Nous craignons que les Iraniens s’installent durablement à nos portes. Ils utilisent la peur que suscite l’EI pour s’imposer comme des interlocuteurs incontournables dans les négociations.

Seriez-vous prêts à intervenir pour aider à stabiliser la situation ou faire pencher la balance en faveur d’une partie des belligérants ?
Israël n’a pas vocation à intervenir dans d’autres pays. Mais nous ferons tout pour défendre nos intérêts et pour empêcher des livraisons d’armes à ceux qui nous menacent directement comme le Hezbollah. En ce qui concerne les discussions de paix, je crains qu’elles n’aboutissent pas. On ne peut pas reconstituer les œufs à partir d’une omelette. Les négociations ne peuvent qu’entériner la dislocation du pays en territoires ennemis: la zone alaouite, un territoire sunnite, un Kurdistan ou même un Druzistan, pourquoi pas. Sur le plan humanitaire, Israël aide des blessés sur les hauteurs du Golan, à condition qu’ils ne fassent pas partie de milices armées hostiles.

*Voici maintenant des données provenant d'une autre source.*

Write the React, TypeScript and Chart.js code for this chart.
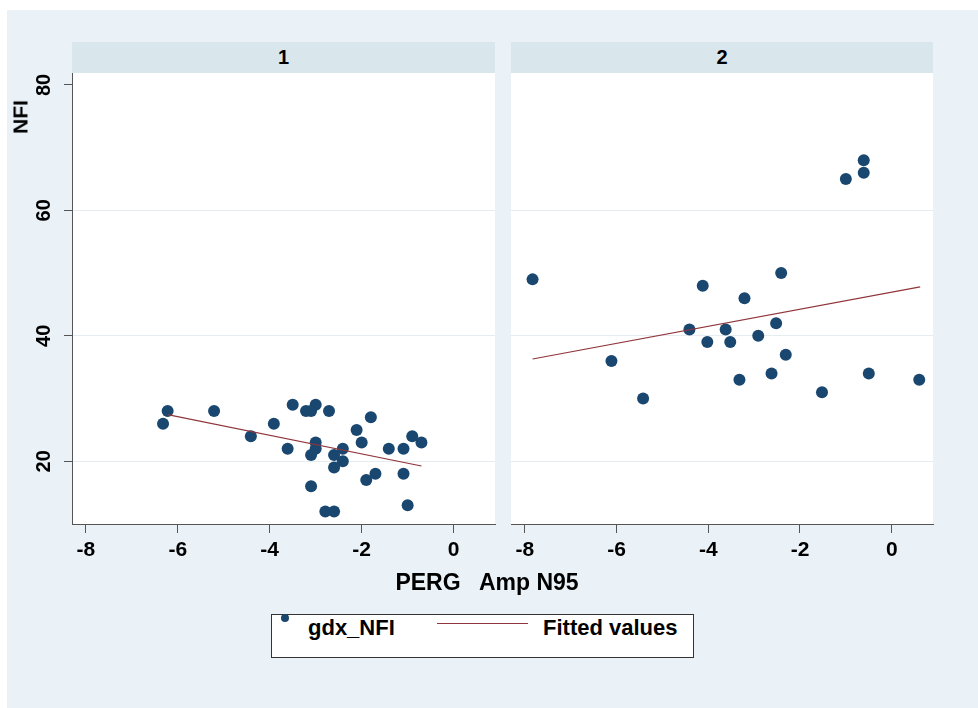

La Russie est de plus en plus présente en Syrie, cela vous inquiète-t-il?
Dès le début de leur déploiement, nous avons pris directement contact avec eux. Ce n’est plus la guerre froide et nos relations sont plutôt bonnes avec la Russie, bien que nous divergions en ce qui concerne le rôle de l’Iran et leur appui à Bachar el-Assad. Toutefois, nous pouvons nous entendre avec eux et nous coordonner pour éviter les problèmes.
Ils ont déployé à Lattaquié un dangereux système antimissile, le S-400, ainsi que quatre avions SU 35 S, ce qu’ils ont de meilleur en matière de chasseurs-intercepteurs…
Ce n’est pas contre nous. Ils ne nous visent pas.

 «Washington a trop observé et délaissé l'action»
Moshe Ya'alon commente les relations d'Israël avec la Turquie, les Etats-Unis et la Suisse.

Où en sont les négociations pour un rapprochement avec la Turquie?
Je les suis, mais elles bloquent. Les Turcs nous ont fait des appels du pied, mais il reste des divergences. Il faut rappeler que le gouvernement turc porte l’entière responsabilité pour la rupture entre nos deux pays. Depuis l’élection de Recep Tayyip Erdogan en 2002, qui a permis aux frères musulmans d’accéder au pouvoir, nos relations sont houleuses. Ankara n’a cessé de nous provoquer, l’affaire du Mavi Marmara illustre cette politique d’hostilité turque envers nous. Mais depuis quelques mois, les difficultés d’Ankara avec la Russie, ainsi que les problèmes d’approvisionnement énergétique auxquels la Turquie doit faire face, les ont poussés vers nous. Mais l'âge d'or des bonnes relations entre nous est derrière nous. Il ne reviendra pas, car nous ne pouvons pas faire confiance à Recep Tayyip Erdogan ni à ses amis issus de la mouvance des Frères musulmans.

Votre gouvernement a montré sa sympathie pour les Kurdes, est-ce une autre pomme de discorde avec Ankara?
Les Kurdes, en Irak et en Syrie, jouissent déjà d'une large autonomie. L'indépendance dépend d'une reconnaissance internationale. A nos yeux, elle peut être envisagée. Les Kurdes ne sont assurément pas nos ennemis. Au contraire.

Faut-il aider les combattants kurdes pour défaire l'EI ? L'avez-vous fait?
Ils ont subi une défaite face à l'EI à Kobane. Il a fallu que les Américains et les Kurdes d'Irak les arment et leur envoient des renforts pour renverser la situation. Pas de victoire sans des troupes locales au sol, telle est la leçon. Et il aurait fallu armer de même les sunnites modérés, on en serait pas là aujourd'hui.

Est-ce une critique à l'égard des Etats-Unis?
Le monde aura toujours besoin d'un gendarme global. Les Etats-Unis sont la seule superpuissance, elle doit jouer ce rôle-là. Mais Barack Obama y rechigne. Mais si on en use pas, le puissance s'érode. Washington a trop observé et délaissé l'action. C'est pour cela que les Russes sont très présents en Syrie: ils ont occupé le vide laissé par les Américains.

Qu’êtes-vous venu chercher en Suisse?
Les relations entre nos deux pays sont excellentes, basées sur une confiance mutuelle. Nos liens peuvent cependant être resserrés, la coopération militaire densifiée. Israël a, malheureusement, une immense expérience dans le domaine de la guerre, dans le renseignement militaire et dans la production d'armement. Nous voulons partager cette expérience avec la Suisse.

Le Temps (Suisse), le 11 février 2016
Propos recueillis par Boris Mabillard.